The exhibition looks at Studio 54 in the context of the times. New York City was a very different place. It was nearly bankrupt in the mid-70s after the Vietnam War, and low-rents attracted a diverse multitude of artists, fashion designers, writers, and musicians to the city. Studio 54 was where many of them wanted to be seen.
The exhibition is curated and designed by Matthew Yokobosky, Senior Curator of Fashion and Material Culture, Brooklyn Museum.
“Studio 54 has come to represent the visual height of disco-era America: glamorous people in glamorous fashions, surrounded by gleaming lights and glitter, dancing ‘The Hustle’ in an opera house,” says Yokobosky. “At a time of economic crisis, Studio 54 helped New York City to rebrand its image, and set the new gold standard for a dynamic night out. Today the nightclub continues to be a model for social revolution, gender fluidity, and sexual freedom.”

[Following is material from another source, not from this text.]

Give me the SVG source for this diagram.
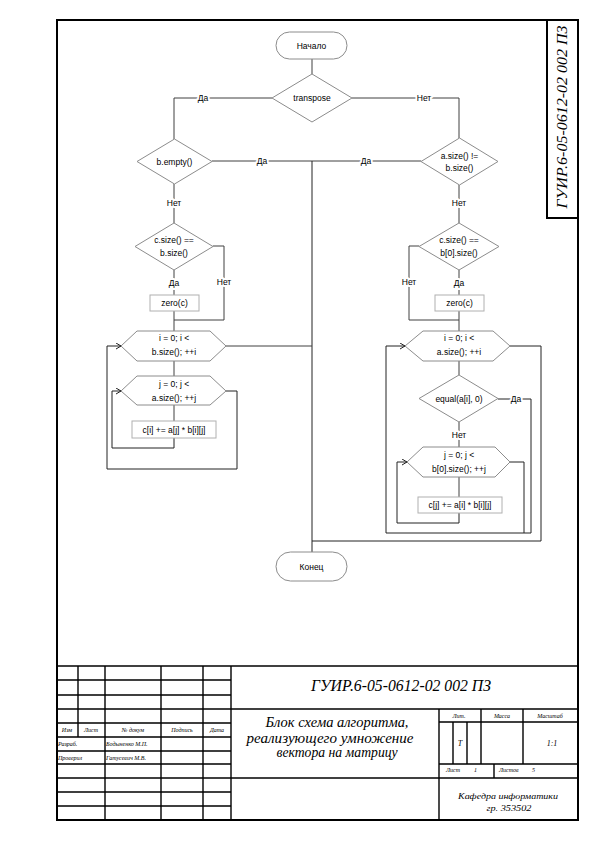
<svg xmlns="http://www.w3.org/2000/svg" width="595" height="842" viewBox="0 0 595 842">
<defs>
<style>
.frame{fill:none;stroke:#000;stroke-width:2}
.tb{fill:none;stroke:#000;stroke-width:1.4}
.shape{fill:#fff;stroke:#8c8c8c;stroke-width:1}
.box{fill:#fff;stroke:#b0b0b0;stroke-width:1}
.con{fill:none;stroke:#404040;stroke-width:1}
.loop{fill:none;stroke:#222;stroke-width:1}
.t{font-family:"Liberation Sans",Arial,sans-serif;font-size:8.5px;fill:#000;text-anchor:middle;dominant-baseline:central}
.lbl{font-family:"Liberation Sans",Arial,sans-serif;font-size:8.5px;fill:#000;text-anchor:middle;dominant-baseline:central;paint-order:stroke;stroke:#fff;stroke-width:4px;stroke-linejoin:round}
.s{font-family:"Liberation Serif","Times New Roman",serif;font-style:italic;fill:#000}
.sm{font-size:6px}
.mid{text-anchor:middle}
</style>
<marker id="arr" markerWidth="8" markerHeight="8" refX="5" refY="3" orient="auto" markerUnits="userSpaceOnUse">
<path d="M0,0 L5,3 L0,6" fill="none" stroke="#222" stroke-width="1"/>
</marker>
</defs>
<rect width="595" height="842" fill="#fff"/>

<g id="frame">
<rect class="frame" x="57" y="20" width="521" height="800"/>
<rect class="frame" x="547" y="20" width="31" height="198"/>
<text class="s" font-size="15" transform="translate(567,117) rotate(-90)" text-anchor="middle" textLength="183" lengthAdjust="spacingAndGlyphs">ГУИР.6-05-0612-02 002 ПЗ</text>
</g>

<g id="titleblock">
<line class="tb" x1="57" y1="666" x2="578" y2="666"/>
<line class="tb" x1="57" y1="709" x2="578" y2="709"/>
<line class="tb" x1="57" y1="778" x2="578" y2="778"/>
<path class="tb" d="M57,680H231M57,695H231M57,723H231M57,737H231M57,751H231M57,764H231M57,792H231M57,806H231"/>
<path class="tb" d="M78,666V737M105,666V820M161,666V820M203,666V820M231,666V820M439,709V820"/>
<path class="tb" d="M439,722H578M439,764H578M481,709V764M523,709V764M453,722V764M467,722V764M494,764V778"/>
<text class="s sm mid" x="67" y="732">Изм</text>
<text class="s sm mid" x="91" y="732">Лист</text>
<text class="s sm mid" x="133" y="732">№ докум</text>
<text class="s sm mid" x="182" y="732">Подпись</text>
<text class="s sm mid" x="217" y="732">Дата</text>
<text class="s sm" x="58" y="746">Разраб.</text>
<text class="s sm" x="106" y="746">Бодыненко М.П.</text>
<text class="s sm" x="58" y="760">Проверил</text>
<text class="s sm" x="106" y="760">Гатусевич М.В.</text>
<text class="s mid" font-size="17" x="401" y="691" textLength="180" lengthAdjust="spacingAndGlyphs">ГУИР.6-05-0612-02 002 ПЗ</text>
<text class="s mid" font-size="14" x="337" y="727" textLength="143" lengthAdjust="spacingAndGlyphs">Блок схема алгоритма,</text>
<text class="s mid" font-size="14" x="330" y="743" textLength="167" lengthAdjust="spacingAndGlyphs">реализующего умножение</text>
<text class="s mid" font-size="14" x="337" y="757" textLength="121" lengthAdjust="spacingAndGlyphs">вектора на матрицу</text>
<text class="s sm mid" x="459" y="718">Лит.</text>
<text class="s sm mid" x="502" y="718">Масса</text>
<text class="s sm mid" x="550" y="718">Масштаб</text>
<text class="s mid" font-size="8" x="460" y="746">Т</text>
<text class="s mid" font-size="8" x="552" y="746">1:1</text>
<text class="s sm" x="446" y="772">Лист</text>
<text class="s sm" x="474" y="772">1</text>
<text class="s sm" x="499" y="772">Листов</text>
<text class="s sm" x="532" y="772">5</text>
<text class="s mid" font-size="9" x="508" y="799" textLength="100" lengthAdjust="spacingAndGlyphs">Кафедра информатики</text>
<text class="s mid" font-size="9" x="509" y="811" textLength="45" lengthAdjust="spacingAndGlyphs">гр. 353502</text>
</g>

<g id="connectors">
<line class="con" x1="312" y1="59" x2="312" y2="74"/>
<polyline class="con" points="272,98 174,98 174,139"/>
<polyline class="con" points="352,98 459,98 459,138"/>
<line class="con" x1="212" y1="161" x2="421" y2="161"/>
<line class="loop" x1="312" y1="161" x2="312" y2="552"/>
<line class="con" x1="174" y1="184" x2="174" y2="223"/>
<line class="con" x1="174" y1="270" x2="174" y2="295"/>
<polyline class="con" points="213,246 224,246 224,320 174,320"/>
<line class="con" x1="174" y1="311" x2="174" y2="331"/>
<line class="con" x1="226" y1="346" x2="312" y2="346"/>
<line class="con" x1="174" y1="361" x2="174" y2="376"/>
<line class="con" x1="174" y1="405" x2="174" y2="421"/>
<polyline class="loop" points="174,438 174,448 112,448 112,391 121,391" marker-end="url(#arr)"/>
<polyline class="loop" points="226,391 237,391 237,469 107,469 107,346 121,346" marker-end="url(#arr)"/>
<line class="con" x1="459" y1="185" x2="459" y2="223"/>
<line class="con" x1="459" y1="270" x2="459" y2="295"/>
<polyline class="con" points="419,246 409,246 409,320 459,320"/>
<line class="con" x1="459" y1="311" x2="459" y2="331"/>
<polyline class="loop" points="510,346 541,346 541,541 312,541"/>
<line class="con" x1="459" y1="361" x2="459" y2="375"/>
<line class="con" x1="459" y1="422" x2="459" y2="447"/>
<polyline class="loop" points="498,399 531,399 531,533 386,533 386,346 405,346" marker-end="url(#arr)"/>
<line class="con" x1="459" y1="477" x2="459" y2="497"/>
<polyline class="loop" points="459,513 459,523 397,523 397,462 407,462" marker-end="url(#arr)"/>
<polyline class="loop" points="510,462 524,462 524,533"/>
<text class="lbl" x="203" y="98">Да</text>
<text class="lbl" x="424" y="98">Нет</text>
<text class="lbl" x="262" y="161">Да</text>
<text class="lbl" x="366" y="161">Да</text>
<text class="lbl" x="174" y="203">Нет</text>
<text class="lbl" x="174" y="283">Да</text>
<text class="lbl" x="224" y="282">Нет</text>
<text class="lbl" x="459" y="203">Нет</text>
<text class="lbl" x="459" y="283">Да</text>
<text class="lbl" x="409" y="282">Нет</text>
<text class="lbl" x="459" y="435">Нет</text>
<text class="lbl" x="516" y="399">Да</text>
</g>

<g id="start">
<rect class="shape" x="276" y="32" width="71" height="27" rx="13.5"/>
<text class="t" x="311.5" y="45.5">Начало</text>
</g>
<g id="transpose">
<polygon class="shape" points="312,74 352,98 312,122 272,98"/>
<text class="t" x="312" y="98">transpose</text>
</g>
<g id="b_empty">
<polygon class="shape" points="174.5,139 212,161.5 174.5,184 137,161.5"/>
<text class="t" x="174.5" y="161.5">b.empty()</text>
</g>
<g id="a_size">
<polygon class="shape" points="459.5,138 498,161.5 459.5,185 421,161.5"/>
<text class="t" x="459.5" y="156">a.size() !=</text>
<text class="t" x="459.5" y="168">b.size()</text>
</g>
<g id="c_size_left">
<polygon class="shape" points="174,223 213,246.5 174,270 135,246.5"/>
<text class="t" x="174" y="240">c.size() ==</text>
<text class="t" x="174" y="253">b.size()</text>
</g>
<g id="c_size_right">
<polygon class="shape" points="459,223 499,246.5 459,270 419,246.5"/>
<text class="t" x="459" y="240">c.size() ==</text>
<text class="t" x="459" y="253">b[0].size()</text>
</g>
<g id="zero_left">
<rect class="box" x="150" y="295" width="49" height="16"/>
<text class="t" x="174.5" y="303">zero(c)</text>
</g>
<g id="zero_right">
<rect class="box" x="435" y="295" width="49" height="16"/>
<text class="t" x="459.5" y="303">zero(c)</text>
</g>
<g id="loop_i_left">
<polygon class="shape" points="121,346 137,331 210,331 226,346 210,361 137,361"/>
<text class="t" x="174" y="338">i = 0; i &lt;</text>
<text class="t" x="174" y="352">b.size(); ++i</text>
</g>
<g id="loop_j_left">
<polygon class="shape" points="121,391 137,376 210,376 226,391 210,405 137,405"/>
<text class="t" x="174" y="384">j = 0; j &lt;</text>
<text class="t" x="174" y="398">a.size(); ++j</text>
</g>
<g id="body_left">
<rect class="box" x="132" y="421" width="84" height="17"/>
<text class="t" x="174" y="429.5">c[i] += a[j] * b[i][j]</text>
</g>
<g id="loop_i_right">
<polygon class="shape" points="405,346 423,331 493,331 510,346 493,361 423,361"/>
<text class="t" x="459" y="338">i = 0; i &lt;</text>
<text class="t" x="459" y="352">a.size(); ++i</text>
</g>
<g id="equal">
<polygon class="shape" points="459,375 498,398.5 459,422 419,398.5"/>
<text class="t" x="459" y="398.5">equal(a[i], 0)</text>
</g>
<g id="loop_j_right">
<polygon class="shape" points="407,462 423,447 495,447 510,462 495,477 423,477"/>
<text class="t" x="459" y="455">j = 0; j &lt;</text>
<text class="t" x="459" y="469">b[0].size(); ++j</text>
</g>
<g id="body_right">
<rect class="box" x="418" y="497" width="84" height="16"/>
<text class="t" x="460" y="505">c[j] += a[i] * b[i][j]</text>
</g>
<g id="end">
<rect class="shape" x="276" y="552" width="71" height="29" rx="14.5"/>
<text class="t" x="311.5" y="566.5">Конец</text>
</g>
</svg>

Besides photos, the exhibition features fashion designs of the era, drawings and sketches for set designs.
Studio 54 was closed in February 1980, and both Rubell and Schrager went on to other ventures – with Rubell opening The Palladium nightclub and Schrager finding greater fame and fortune with his many swanky hotels.
Rubell discovered he’d contracted HIV in the mid-80s and died from AIDS-related illness in 1989. A section of the exhibition highlights regulars and others associated with Studio 54 who died from AIDS and other causes.